Part of the debate – in the Senedd at 4:24 pm on 14 September 2016.
Front-line capacity in the NHS is on the verge of turning from a weakness into being a threat to the sustainability of the service as it’s modelled today. While that threat might be manifesting itself across the UK to varying degrees, it’s mattering most here in Wales now. This debate is not tabled just to have go at Welsh Government, although we do invite you to be frank here. This Assembly’s concerns about workforce planning, the deanery and the slothful approach to horizon scanning for gaps in clinical provision aren’t new. So, we do hold you to account for your unwillingness to change tack when previous forays into this haven’t worked and we do hold you to account that unprecedented cuts to the health budget in the last Assembly made the Welsh NHS a less attractive place to work.
While I’m sure you’ll want to divert attention in your response, Cabinet Secretary, we don’t really care that much about your views on the NHS in England; we care an awful lot about your plans for the NHS in Wales. So, this debate is primarily tabled with a benign purpose and that is to help you flush out the challenges, some new ideas from all parties—you’ve heard from us and from Plaid—and the priority actions on which we might be glad to support you. Let this Assembly help you. Just be aware that, as representatives of the people of Wales, we cannot accept a same-old, same-old strategy presented by you in the hope that this problem will go away.
The Welsh Conservatives are asking you for a comprehensive strategy. That means it must include, or at least be drawn up in parallel with, a strategy to reduce demand on the NHS in the first place. That means enabling, encouraging and maybe even insisting in some cases that we take more responsibility for our own health. So you shouldn’t dismiss ideas such as charging for missed appointments or informing patients of the cost of their prescribed drugs just because the Welsh Conservatives came up with those ideas. Please consider variations on those that are more palatable to you. Don’t dismiss the voluntary at-home assessments and the at-home wardens just because they’re Welsh Conservatives commitments. At heart, these are sound proposals for helping prevent those with degenerative conditions, age-related or otherwise, manage and control their own lives without early resort to the medical profession.
And don’t be afraid to take the Welsh Government badge off the public health messages. I’m not going to stop buying doughnuts because the Cabinet Secretary tells me—in sporadic advertising campaigns—that they’re bad for me, but I might if they weren’t used as loss-leaders in supermarkets or if I were repeatedly exposed to sugar and fat warnings on them or pictures of clogged-up hearts on the box. Stick a sign to the lift saying you could have used 20 calories using the stairs, but don’t stick a Welsh Government logo on it.
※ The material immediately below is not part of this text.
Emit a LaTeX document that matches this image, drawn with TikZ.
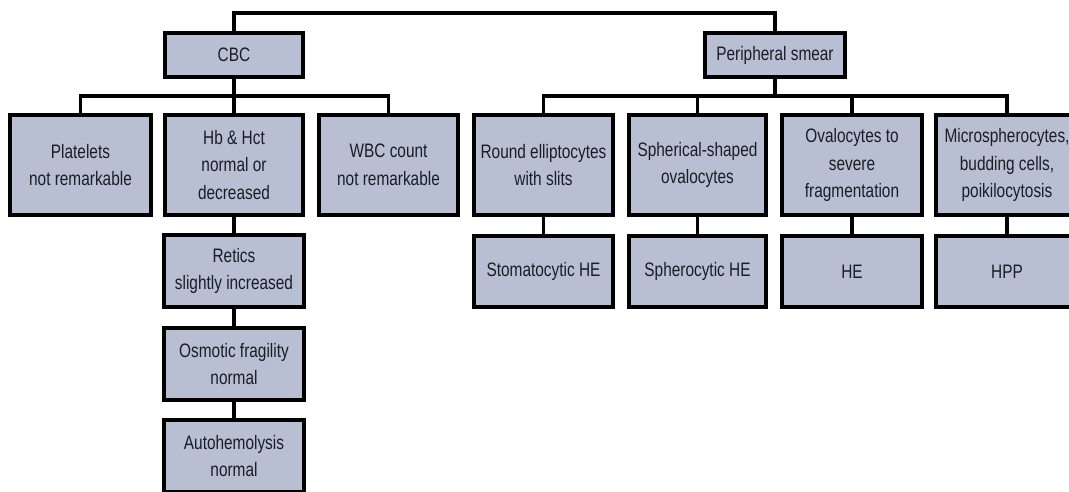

With public health, legislate or get others to fire your strategic bullets for you.
Your key assets in reducing demand on the NHS are the value and power of other services. Angela mentioned a few, but I’m including here social services, bodies like housing associations, the third sector, of course, or society itself. Our young people should be growing up seeing responsibility for others as a natural part of life, even if it’s just that understanding that you get social and emotional support by being a member of some sort of community. So much of our good health could be supported from outside the NHS by nudging our culture away from ‘a pill for every ill’, just as Angela said. Good continuity of social care, for example, where the individual’s views are completely material to what that care looks like, can help older people maintain confidence at home if every point of contact, in or outside the NHS, has reinforced the information about, say, preventing falls, what help you might get at a pharmacy, and how technology helps you stay in touch with the people who matter to you.